Most CASE tools provide code generation capabilities, enabling you to transition from a diagram to skeletal C# (or other) code with the push of a button. You may or may not wish to avail yourself of this feature, however, for the following reasons:
With most tools, you're unable to edit the generated code externally to the tool, because the tool will then be "unaware" of the changes that you've made, meaning that the next time the code is generated, your changes will be overwritten and obliterated.
This has implications for reusing code from other projects, as well: make sure that your tool of choice allows you to import and introduce software components that didn't originate within the tool.
It's sometimes better in the end to write your code from scratch, for even though it may take a bit longer at the outset, it often is much easier to manage such code over the lifetime of the project, and you avoid becoming "enslaved" to a particular modeling tool for ongoing code maintenance. In the worst-case scenario, the tool vendor goes out of business, and you're left with an unsupported product and perhaps unsupportable project.
Many CASE tools provide some sort of version control, enabling you to maintain different generations of the same model. If you make a change to your model, but then after reviewing the change with your users decide that you'd prefer to return to the way things were previously, it's trivial to do if version control is in place.

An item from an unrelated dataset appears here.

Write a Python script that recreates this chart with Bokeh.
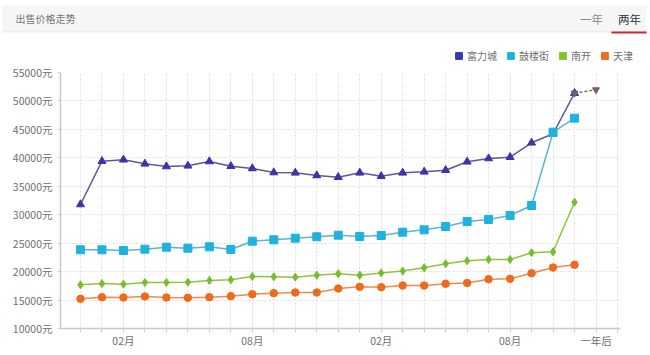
from bokeh.plotting import figure
from bokeh.layouts import column
from bokeh.models import (FixedTicker, Legend, LegendItem, Label, BoxAnnotation,
                          ColumnDataSource, Range1d)
from bokeh.embed import file_html
from bokeh.resources import INLINE

# ---------------- data ----------------
x_index = list(range(24))
fulicheng = [31800, 39410, 39660, 38950, 38480, 38600, 39360, 38530, 38130, 37420,
             37370, 36900, 36600, 37370, 36770, 37370, 37550, 37830, 39310, 39890,
             40110, 42650, 44230, 51370]
gulou = [23840, 23840, 23710, 23940, 24290, 24120, 24360, 23890, 25350, 25590,
         25880, 26120, 26400, 26170, 26350, 26930, 27350, 27930, 28810, 29160,
         29870, 31620, 44510, 46970]
nankai = [17680, 17910, 17790, 18090, 18090, 18140, 18440, 18560, 19140, 19090,
          19020, 19370, 19620, 19370, 19760, 20110, 20670, 21370, 21900, 22130,
          22130, 23310, 23480, 32200]
tianjin = [15220, 15500, 15450, 15630, 15450, 15400, 15500, 15680, 16030, 16210,
           16330, 16330, 17030, 17330, 17260, 17560, 17560, 17860, 18000, 18670,
           18740, 19720, 20720, 21200]
forecast_x = [23, 24]
forecast_y = [51370, 51960]

series_names = ["富力城", "鼓楼街", "南开", "天津"]
x_tick_pos = [2, 8, 14, 20, 24]
x_tick_labels = ["02月", "08月", "02月", "08月", "一年后"]
y_ticks = [10000, 15000, 20000, 25000, 30000, 35000, 40000, 45000, 50000, 55000]
y_suffix = "元"
header_title = "出售价格走势"
header_tabs = ["一年", "两年"]

FONT = "Noto Sans CJK SC"
HEADER_H = 64

# ---------------- header (title bar + legend) ----------------
h = figure(width=650, height=HEADER_H, output_backend="svg", toolbar_location=None,
           x_range=Range1d(0, 650), y_range=Range1d(HEADER_H, 0),
           x_axis_type=None, y_axis_type=None, min_border=0,
           outline_line_color=None, background_fill_color="white",
           border_fill_color="white")
h.frame_align = False
h.grid.visible = False

h.add_layout(BoxAnnotation(left=2, right=646, top=5, bottom=30,
                           fill_color="#f6f6f6", fill_alpha=1, line_color=None,
                           level="underlay"))
h.add_layout(BoxAnnotation(left=2, right=646, top=30, bottom=32,
                           fill_color="#eeeeee", fill_alpha=1, line_color=None,
                           level="underlay"))
h.add_layout(Label(x=15, y=18, text=header_title, text_font=FONT,
                   text_font_size="10px", text_color="#777777",
                   text_baseline="middle"))
h.add_layout(Label(x=591, y=18, text=header_tabs[0], text_font=FONT,
                   text_font_size="11.5px", text_color="#8a8a8a",
                   text_baseline="middle", text_align="center"))
h.add_layout(Label(x=629, y=18, text=header_tabs[1], text_font=FONT,
                   text_font_size="11.5px", text_color="#333333",
                   text_baseline="middle", text_align="center"))
h.add_layout(BoxAnnotation(left=611, right=646, top=31, bottom=33,
                           fill_color="#c62a2f", fill_alpha=1, line_color=None))

legend_colors = ["#3a35b0", "#1db3e0", "#7cc42b", "#f06a1e"]
items = []
for name, c in zip(series_names, legend_colors):
    # legend swatch only: no visible data point
    r = h.scatter(x=[float("nan")], y=[float("nan")], marker="square",
                  fill_color=c, line_color=c)
    items.append(LegendItem(label=name, renderers=[r]))
legend = Legend(items=items, orientation="horizontal", location=(450, 0),
                padding=0, margin=0, border_line_color=None,
                background_fill_alpha=0, glyph_width=17, glyph_height=17,
                label_standoff=0, spacing=5, label_height=12,
                label_text_font=FONT, label_text_font_size="10px",
                label_text_color="#707070")
h.add_layout(legend, "center")

# ---------------- main chart ----------------
p = figure(width=650, height=355 - HEADER_H, output_backend="svg", toolbar_location=None,
           x_range=Range1d(-0.93, 25.14), y_range=Range1d(10000, 55000),
           min_border_left=60, min_border_right=30, min_border_top=72 - HEADER_H,
           min_border_bottom=27, outline_line_color=None,
           background_fill_color="white", border_fill_color="white")
p.frame_align = False

for ax in (p.xaxis[0], p.yaxis[0]):
    ax.axis_line_color = "#c8c8c8"
    ax.axis_line_width = 1.5
    ax.major_tick_line_color = "#d0d0d0"
    ax.minor_tick_line_color = "#d0d0d0"
    ax.major_label_text_color = "#707070"
    ax.major_label_text_font = FONT
    ax.major_label_text_font_size = "10.5px"

p.xaxis.ticker = FixedTicker(ticks=x_tick_pos, minor_ticks=list(range(0, 26)))
p.xaxis.major_label_overrides = {k: v for k, v in zip(x_tick_pos, x_tick_labels)}
p.xaxis.major_tick_out = 4
p.xaxis.major_tick_in = 0
p.xaxis.minor_tick_out = 4
p.xaxis.minor_tick_in = 0
p.xaxis.major_label_standoff = 0

p.yaxis.ticker = FixedTicker(ticks=y_ticks, minor_ticks=[])
p.yaxis.major_label_overrides = {t: f"{t}{y_suffix}" for t in y_ticks}
p.yaxis.major_tick_out = 3
p.yaxis.major_tick_in = 0
p.yaxis.major_label_standoff = 5

p.xgrid.grid_line_color = "#dedede"
p.xgrid.grid_line_dash = "2 2"
p.xgrid.minor_grid_line_color = "#dedede"
p.xgrid.minor_grid_line_dash = "2 2"
p.ygrid.grid_line_color = "#dedede"
p.ygrid.grid_line_dash = "2 2"

styles = [
    (fulicheng, "#5d5897", "#3d34a6", "triangle", 8),
    (gulou, "#5ab4d2", "#1fb2de", "square", 8),
    (nankai, "#8cc63f", "#74be28", "diamond", 8),
    (tianjin, "#f08a4b", "#ee6a1d", "circle", 7.5),
]
for vals, lc, mc, mk, sz in styles:
    src = ColumnDataSource(dict(x=x_index, y=vals))
    p.line("x", "y", source=src, line_color=lc, line_width=1.5)
    p.scatter("x", "y", source=src, marker=mk, size=sz, fill_color=mc, line_color=mc)

fsrc = ColumnDataSource(dict(x=forecast_x, y=forecast_y))
p.line("x", "y", source=fsrc, line_color="#7a6464", line_width=1.5, line_dash="3 2")
p.scatter("x", "y", source=fsrc, marker="inverted_triangle", size=7,
          fill_color="#7a6060", line_color="#7a6060")

layout = column(h, p, spacing=0)
open("out.html", "w").write(file_html(layout, INLINE))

CASE tools also often provide configuration management/team collaboration capabilities, to enable a group of modelers to easily share in the creation of a single model.
Some CASE tools support multiple graphical notations, enabling you to initially create a diagram in one notation but to then convert the diagram to another notation quickly and effortlessly.
This doesn't always occur flawlessly, however; things can get lost in the translation if the two notations don't have a one-for-one match in terms of notational components; it's not unusual to have to do some minor cleanup after the fact.
Some tools even support customizable or "do it yourself" notational paradigms, should you wish to either embellish a standard notation such as UML or to invent a new notation from scratch.
CASE tools can be expensive; it's not unusual for a high-end CASE tool to cost hundreds or even thousands of dollars per "seat."
CASE tools can sometimes be inflexible—we talk about adapting processes, notations, and tools to suit your own needs throughout Part Two of the book, but tools don't always cooperate! We'll point out in upcoming chapters some specific examples of situations where you might want to bend the notation a little bit, if your CASE tool will accommodate it.
You run the risk of getting "locked into" a particular vendor's product if the CASE tool in question can't export your model in a vendor-neutral fashion (e.g., as XML).
It's easy to get caught up with form over substance! This is true of any automated tool—even a word processor tends to lure people into spending more time on the cosmetics of a document than is warranted, long after the substantive content is rock solid.
Generally speaking, however, the pros of using an OO CASE tool significantly outweigh the cons—consider the cons as "words to the wise" on how to successfully apply a tool to your modeling efforts.
Although we've said it several times already in this book, it's important to remind you that the process of object modeling is language neutral. We presented C# syntax in Part One of the book because our ultimate goal is to make you comfortable with both object modeling and C# programming. In Part Two of the book, however, we're going to drift away from C#, because we truly are at a point where the concepts you'll be learning are just as applicable to C# as they are to Java, or C++, or any other OO programming language. But, never fear—we'll return to C# "big time" in Part Three!